▶ [GIVEN EXERCISE]:
Nothing outside the lines from the one containing "Write the D3.js code for this chart." down to the one containing "var color = d3.scaleOrdinal().domain(series).range(colors);" belongs in the copy; print that span exactly, both ends included, with pictures removed.

(Source code of charts)
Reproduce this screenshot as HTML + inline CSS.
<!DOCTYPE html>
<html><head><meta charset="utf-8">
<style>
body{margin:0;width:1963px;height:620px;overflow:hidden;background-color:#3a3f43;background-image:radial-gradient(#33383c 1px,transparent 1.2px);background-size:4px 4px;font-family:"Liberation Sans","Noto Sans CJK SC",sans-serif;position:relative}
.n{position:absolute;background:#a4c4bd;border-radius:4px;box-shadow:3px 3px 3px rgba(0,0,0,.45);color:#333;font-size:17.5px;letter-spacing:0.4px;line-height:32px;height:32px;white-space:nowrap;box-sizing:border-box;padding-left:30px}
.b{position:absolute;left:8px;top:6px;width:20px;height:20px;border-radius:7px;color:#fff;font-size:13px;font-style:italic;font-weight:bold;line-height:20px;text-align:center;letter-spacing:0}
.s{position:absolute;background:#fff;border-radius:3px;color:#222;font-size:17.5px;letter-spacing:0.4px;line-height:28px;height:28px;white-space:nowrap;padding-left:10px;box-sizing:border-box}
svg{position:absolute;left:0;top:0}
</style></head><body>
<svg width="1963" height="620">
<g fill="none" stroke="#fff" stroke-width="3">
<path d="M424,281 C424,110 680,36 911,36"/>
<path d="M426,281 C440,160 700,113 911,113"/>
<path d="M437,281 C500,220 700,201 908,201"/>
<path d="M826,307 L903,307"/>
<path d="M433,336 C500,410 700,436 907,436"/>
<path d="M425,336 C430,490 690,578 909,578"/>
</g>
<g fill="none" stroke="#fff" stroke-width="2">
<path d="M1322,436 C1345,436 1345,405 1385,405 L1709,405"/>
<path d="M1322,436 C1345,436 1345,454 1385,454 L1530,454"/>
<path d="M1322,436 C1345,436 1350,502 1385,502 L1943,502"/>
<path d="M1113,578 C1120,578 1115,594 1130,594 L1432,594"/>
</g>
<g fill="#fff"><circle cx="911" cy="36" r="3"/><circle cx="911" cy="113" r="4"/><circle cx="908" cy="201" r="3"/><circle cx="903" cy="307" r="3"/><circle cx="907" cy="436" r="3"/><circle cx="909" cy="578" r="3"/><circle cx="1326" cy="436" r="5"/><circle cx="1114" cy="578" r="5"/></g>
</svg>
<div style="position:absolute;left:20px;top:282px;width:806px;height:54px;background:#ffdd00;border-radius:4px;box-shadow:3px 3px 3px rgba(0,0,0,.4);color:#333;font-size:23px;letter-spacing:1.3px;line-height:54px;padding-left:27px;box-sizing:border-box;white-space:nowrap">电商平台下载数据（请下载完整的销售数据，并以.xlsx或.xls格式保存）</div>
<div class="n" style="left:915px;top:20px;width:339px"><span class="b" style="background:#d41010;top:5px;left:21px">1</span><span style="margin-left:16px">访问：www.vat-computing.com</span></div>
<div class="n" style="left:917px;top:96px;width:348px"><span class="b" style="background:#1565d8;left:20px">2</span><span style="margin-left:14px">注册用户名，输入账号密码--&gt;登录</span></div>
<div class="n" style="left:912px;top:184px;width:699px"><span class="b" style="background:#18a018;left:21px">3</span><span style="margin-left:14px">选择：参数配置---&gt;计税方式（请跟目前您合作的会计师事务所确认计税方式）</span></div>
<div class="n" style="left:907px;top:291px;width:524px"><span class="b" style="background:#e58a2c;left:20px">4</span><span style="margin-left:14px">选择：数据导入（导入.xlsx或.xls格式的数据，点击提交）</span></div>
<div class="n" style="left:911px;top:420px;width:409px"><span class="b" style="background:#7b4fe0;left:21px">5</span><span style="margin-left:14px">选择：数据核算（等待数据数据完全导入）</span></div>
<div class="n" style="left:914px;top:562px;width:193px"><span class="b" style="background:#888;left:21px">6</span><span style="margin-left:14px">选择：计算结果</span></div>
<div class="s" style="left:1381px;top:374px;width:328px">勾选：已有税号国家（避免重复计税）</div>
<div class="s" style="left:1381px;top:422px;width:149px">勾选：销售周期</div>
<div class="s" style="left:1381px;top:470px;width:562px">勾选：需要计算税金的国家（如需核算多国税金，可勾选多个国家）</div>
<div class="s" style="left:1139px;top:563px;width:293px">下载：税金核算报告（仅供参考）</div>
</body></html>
* * *
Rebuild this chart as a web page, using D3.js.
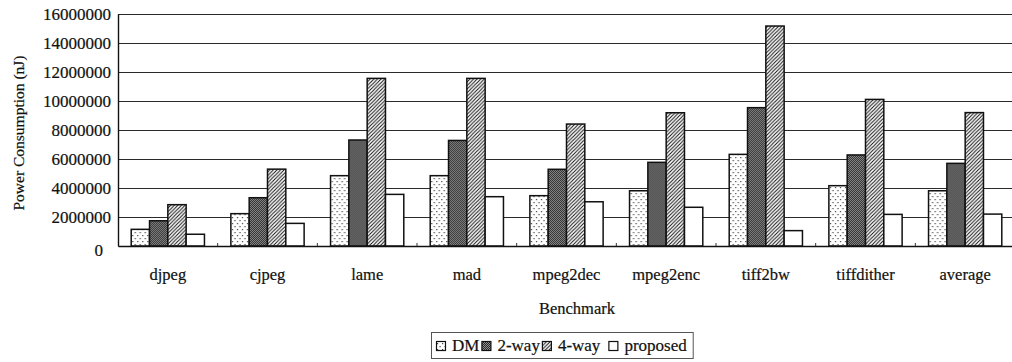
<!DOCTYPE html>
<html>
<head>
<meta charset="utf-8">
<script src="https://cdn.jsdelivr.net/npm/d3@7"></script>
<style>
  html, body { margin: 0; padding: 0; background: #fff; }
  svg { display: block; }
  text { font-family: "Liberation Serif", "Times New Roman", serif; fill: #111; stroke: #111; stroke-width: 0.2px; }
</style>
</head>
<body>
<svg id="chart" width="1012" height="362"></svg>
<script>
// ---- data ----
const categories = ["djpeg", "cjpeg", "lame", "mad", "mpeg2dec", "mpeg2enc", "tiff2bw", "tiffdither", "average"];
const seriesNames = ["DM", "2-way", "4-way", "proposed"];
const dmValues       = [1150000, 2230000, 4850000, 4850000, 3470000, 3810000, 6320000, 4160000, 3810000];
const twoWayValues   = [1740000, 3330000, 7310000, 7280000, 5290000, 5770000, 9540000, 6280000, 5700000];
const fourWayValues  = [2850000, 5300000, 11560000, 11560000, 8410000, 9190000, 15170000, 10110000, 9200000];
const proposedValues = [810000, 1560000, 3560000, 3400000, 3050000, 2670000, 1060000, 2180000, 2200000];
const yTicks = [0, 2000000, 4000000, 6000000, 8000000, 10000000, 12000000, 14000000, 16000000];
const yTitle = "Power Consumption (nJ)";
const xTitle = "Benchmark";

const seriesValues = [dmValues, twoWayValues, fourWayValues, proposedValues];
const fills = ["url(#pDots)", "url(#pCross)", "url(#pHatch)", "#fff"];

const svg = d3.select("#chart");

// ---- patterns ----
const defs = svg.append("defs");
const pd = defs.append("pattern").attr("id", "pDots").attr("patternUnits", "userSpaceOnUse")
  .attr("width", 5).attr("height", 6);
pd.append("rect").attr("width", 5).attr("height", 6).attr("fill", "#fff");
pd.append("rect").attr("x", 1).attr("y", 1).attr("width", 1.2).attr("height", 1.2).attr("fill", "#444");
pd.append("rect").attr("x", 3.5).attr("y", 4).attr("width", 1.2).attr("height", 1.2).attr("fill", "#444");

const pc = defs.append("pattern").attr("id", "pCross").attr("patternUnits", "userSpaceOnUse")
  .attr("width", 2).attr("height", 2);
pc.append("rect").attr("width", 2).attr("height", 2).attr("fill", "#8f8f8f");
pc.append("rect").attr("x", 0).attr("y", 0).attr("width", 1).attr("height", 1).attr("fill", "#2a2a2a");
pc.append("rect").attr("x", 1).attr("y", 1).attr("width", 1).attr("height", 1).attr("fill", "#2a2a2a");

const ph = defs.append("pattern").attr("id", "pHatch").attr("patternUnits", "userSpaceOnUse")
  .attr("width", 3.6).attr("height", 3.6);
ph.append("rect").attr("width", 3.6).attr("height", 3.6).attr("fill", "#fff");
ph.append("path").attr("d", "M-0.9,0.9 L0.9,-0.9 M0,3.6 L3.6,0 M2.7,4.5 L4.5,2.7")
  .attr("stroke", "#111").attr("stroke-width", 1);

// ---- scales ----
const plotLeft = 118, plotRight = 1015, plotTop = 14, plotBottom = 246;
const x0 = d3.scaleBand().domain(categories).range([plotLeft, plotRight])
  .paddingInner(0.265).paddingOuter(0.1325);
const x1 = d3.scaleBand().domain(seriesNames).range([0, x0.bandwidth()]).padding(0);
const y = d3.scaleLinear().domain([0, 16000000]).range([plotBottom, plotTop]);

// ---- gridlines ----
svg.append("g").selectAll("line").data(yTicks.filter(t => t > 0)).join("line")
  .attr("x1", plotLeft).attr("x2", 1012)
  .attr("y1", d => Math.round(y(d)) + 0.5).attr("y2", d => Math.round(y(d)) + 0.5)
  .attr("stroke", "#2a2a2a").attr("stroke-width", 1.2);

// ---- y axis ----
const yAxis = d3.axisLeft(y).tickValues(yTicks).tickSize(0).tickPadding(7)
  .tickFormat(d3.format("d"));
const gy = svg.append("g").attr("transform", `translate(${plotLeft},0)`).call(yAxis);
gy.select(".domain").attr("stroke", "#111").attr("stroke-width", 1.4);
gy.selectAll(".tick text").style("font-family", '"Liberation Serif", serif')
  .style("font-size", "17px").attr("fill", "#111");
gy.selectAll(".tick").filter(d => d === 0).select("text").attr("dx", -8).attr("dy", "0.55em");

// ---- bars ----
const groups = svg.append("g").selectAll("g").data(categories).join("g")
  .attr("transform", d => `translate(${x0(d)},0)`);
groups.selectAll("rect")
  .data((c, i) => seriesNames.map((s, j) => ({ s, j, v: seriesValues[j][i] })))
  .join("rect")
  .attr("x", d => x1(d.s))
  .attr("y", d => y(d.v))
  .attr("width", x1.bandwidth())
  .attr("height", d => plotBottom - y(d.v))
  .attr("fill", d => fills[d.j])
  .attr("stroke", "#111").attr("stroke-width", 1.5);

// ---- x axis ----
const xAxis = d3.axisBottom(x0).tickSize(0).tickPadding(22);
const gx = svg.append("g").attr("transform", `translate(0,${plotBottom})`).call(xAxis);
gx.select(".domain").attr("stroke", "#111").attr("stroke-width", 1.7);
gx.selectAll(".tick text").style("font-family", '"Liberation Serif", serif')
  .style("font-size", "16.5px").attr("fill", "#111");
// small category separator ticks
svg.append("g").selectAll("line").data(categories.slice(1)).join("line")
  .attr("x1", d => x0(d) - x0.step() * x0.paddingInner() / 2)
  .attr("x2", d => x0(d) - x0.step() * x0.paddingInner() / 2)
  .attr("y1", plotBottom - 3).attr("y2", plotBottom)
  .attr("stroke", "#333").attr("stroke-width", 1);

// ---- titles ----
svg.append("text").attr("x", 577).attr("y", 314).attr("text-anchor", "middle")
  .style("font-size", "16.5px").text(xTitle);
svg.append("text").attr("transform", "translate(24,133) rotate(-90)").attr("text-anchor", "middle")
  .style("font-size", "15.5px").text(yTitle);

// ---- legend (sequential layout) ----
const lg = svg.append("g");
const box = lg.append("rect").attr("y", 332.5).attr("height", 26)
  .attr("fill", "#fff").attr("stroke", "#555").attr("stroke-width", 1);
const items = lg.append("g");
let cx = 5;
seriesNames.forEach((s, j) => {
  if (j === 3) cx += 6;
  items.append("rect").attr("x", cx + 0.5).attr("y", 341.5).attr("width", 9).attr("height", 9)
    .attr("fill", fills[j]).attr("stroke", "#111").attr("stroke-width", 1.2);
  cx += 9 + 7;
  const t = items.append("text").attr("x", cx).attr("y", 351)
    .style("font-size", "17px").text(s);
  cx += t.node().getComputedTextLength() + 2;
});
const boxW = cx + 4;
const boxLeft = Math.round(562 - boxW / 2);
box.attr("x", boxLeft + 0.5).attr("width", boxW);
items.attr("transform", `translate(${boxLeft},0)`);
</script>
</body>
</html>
==
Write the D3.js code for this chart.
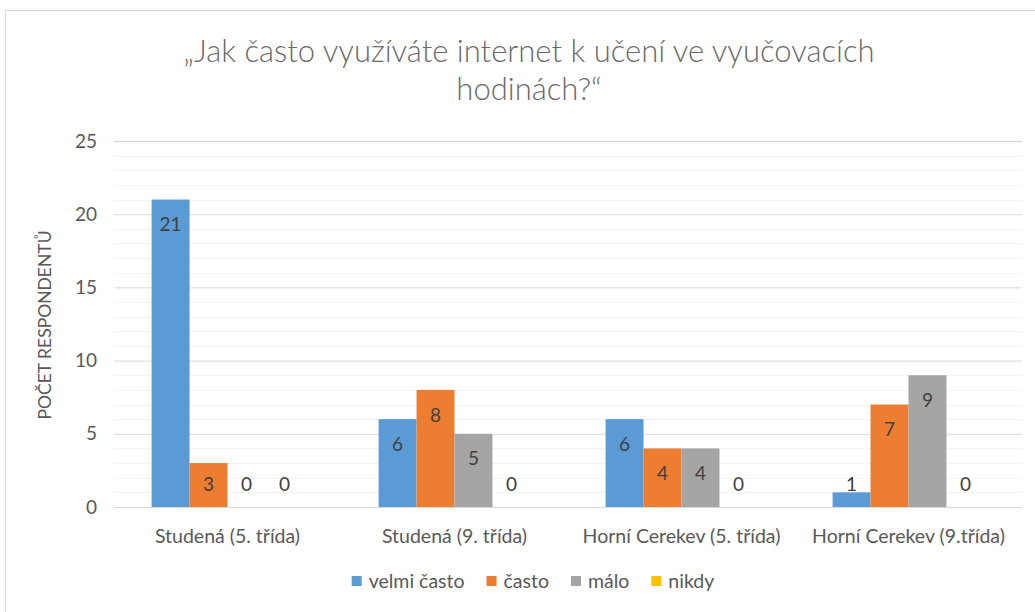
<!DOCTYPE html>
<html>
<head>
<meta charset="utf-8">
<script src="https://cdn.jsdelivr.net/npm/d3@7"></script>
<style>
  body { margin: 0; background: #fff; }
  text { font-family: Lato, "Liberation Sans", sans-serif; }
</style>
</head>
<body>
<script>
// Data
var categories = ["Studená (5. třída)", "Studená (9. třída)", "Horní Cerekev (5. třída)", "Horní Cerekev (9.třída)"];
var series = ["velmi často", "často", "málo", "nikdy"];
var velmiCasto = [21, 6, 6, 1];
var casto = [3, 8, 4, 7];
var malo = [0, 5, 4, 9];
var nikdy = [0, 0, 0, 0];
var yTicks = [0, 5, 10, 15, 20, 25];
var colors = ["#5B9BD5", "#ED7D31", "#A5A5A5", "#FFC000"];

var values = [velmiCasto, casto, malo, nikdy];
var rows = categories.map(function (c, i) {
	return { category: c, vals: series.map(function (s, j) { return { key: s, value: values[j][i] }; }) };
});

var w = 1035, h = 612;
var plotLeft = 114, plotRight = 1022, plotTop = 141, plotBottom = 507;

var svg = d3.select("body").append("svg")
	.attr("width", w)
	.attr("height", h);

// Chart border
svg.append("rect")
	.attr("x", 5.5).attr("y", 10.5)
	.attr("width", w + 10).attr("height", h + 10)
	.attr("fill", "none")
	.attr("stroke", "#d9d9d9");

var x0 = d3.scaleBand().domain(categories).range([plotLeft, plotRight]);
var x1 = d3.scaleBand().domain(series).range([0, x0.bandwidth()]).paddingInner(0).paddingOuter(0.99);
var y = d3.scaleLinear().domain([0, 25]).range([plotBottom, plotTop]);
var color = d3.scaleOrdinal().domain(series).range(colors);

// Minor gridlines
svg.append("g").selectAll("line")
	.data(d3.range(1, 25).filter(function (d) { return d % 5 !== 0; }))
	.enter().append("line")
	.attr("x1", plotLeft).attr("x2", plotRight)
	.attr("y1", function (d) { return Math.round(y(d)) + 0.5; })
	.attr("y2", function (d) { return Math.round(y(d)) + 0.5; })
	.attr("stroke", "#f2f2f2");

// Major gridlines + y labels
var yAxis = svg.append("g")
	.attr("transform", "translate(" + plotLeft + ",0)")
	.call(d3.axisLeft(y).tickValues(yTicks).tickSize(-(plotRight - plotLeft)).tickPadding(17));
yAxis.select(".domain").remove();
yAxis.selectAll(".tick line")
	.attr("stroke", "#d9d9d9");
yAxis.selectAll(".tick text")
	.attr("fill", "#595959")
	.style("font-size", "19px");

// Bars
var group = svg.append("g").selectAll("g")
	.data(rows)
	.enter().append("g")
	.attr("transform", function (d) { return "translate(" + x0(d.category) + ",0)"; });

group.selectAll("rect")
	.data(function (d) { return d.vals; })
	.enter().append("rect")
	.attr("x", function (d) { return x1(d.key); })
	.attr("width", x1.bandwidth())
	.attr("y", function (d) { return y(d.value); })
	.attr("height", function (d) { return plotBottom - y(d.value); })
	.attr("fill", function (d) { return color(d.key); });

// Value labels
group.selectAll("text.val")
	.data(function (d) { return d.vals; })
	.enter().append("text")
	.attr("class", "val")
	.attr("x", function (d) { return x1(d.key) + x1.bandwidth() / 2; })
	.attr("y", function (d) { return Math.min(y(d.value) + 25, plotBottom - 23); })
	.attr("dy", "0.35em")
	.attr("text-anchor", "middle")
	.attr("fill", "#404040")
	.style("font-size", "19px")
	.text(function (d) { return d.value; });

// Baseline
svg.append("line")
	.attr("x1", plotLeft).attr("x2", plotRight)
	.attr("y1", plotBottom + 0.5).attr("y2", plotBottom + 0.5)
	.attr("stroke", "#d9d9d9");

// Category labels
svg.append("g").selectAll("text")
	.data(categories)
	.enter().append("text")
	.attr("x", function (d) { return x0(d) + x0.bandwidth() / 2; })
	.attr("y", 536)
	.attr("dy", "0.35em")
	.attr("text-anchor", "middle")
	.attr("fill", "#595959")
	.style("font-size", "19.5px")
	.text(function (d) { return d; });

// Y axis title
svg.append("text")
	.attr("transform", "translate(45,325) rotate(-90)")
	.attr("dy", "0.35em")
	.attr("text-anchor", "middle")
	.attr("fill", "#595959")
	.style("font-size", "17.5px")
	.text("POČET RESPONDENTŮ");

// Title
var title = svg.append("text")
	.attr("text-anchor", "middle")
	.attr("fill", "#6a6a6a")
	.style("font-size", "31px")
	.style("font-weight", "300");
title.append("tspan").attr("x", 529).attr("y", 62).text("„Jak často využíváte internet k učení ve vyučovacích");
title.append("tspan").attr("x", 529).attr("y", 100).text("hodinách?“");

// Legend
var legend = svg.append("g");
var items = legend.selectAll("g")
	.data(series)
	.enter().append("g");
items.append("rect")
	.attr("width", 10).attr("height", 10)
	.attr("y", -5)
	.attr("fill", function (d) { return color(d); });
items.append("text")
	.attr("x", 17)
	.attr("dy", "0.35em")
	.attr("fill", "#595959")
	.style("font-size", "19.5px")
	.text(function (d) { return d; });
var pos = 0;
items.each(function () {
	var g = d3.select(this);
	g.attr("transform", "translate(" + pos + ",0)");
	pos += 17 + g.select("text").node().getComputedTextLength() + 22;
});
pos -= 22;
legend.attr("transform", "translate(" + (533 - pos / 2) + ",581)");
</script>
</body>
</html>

▶ [FULL OUTPUT]:
Write the D3.js code for this chart.
<!DOCTYPE html>
<html>
<head>
<meta charset="utf-8">
<script src="https://cdn.jsdelivr.net/npm/d3@7"></script>
<style>
  body { margin: 0; background: #fff; }
  text { font-family: Lato, "Liberation Sans", sans-serif; }
</style>
</head>
<body>
<script>
// Data
var categories = ["Studená (5. třída)", "Studená (9. třída)", "Horní Cerekev (5. třída)", "Horní Cerekev (9.třída)"];
var series = ["velmi často", "často", "málo", "nikdy"];
var velmiCasto = [21, 6, 6, 1];
var casto = [3, 8, 4, 7];
var malo = [0, 5, 4, 9];
var nikdy = [0, 0, 0, 0];
var yTicks = [0, 5, 10, 15, 20, 25];
var colors = ["#5B9BD5", "#ED7D31", "#A5A5A5", "#FFC000"];

var values = [velmiCasto, casto, malo, nikdy];
var rows = categories.map(function (c, i) {
	return { category: c, vals: series.map(function (s, j) { return { key: s, value: values[j][i] }; }) };
});

var w = 1035, h = 612;
var plotLeft = 114, plotRight = 1022, plotTop = 141, plotBottom = 507;

var svg = d3.select("body").append("svg")
	.attr("width", w)
	.attr("height", h);

// Chart border
svg.append("rect")
	.attr("x", 5.5).attr("y", 10.5)
	.attr("width", w + 10).attr("height", h + 10)
	.attr("fill", "none")
	.attr("stroke", "#d9d9d9");

var x0 = d3.scaleBand().domain(categories).range([plotLeft, plotRight]);
var x1 = d3.scaleBand().domain(series).range([0, x0.bandwidth()]).paddingInner(0).paddingOuter(0.99);
var y = d3.scaleLinear().domain([0, 25]).range([plotBottom, plotTop]);
var color = d3.scaleOrdinal().domain(series).range(colors);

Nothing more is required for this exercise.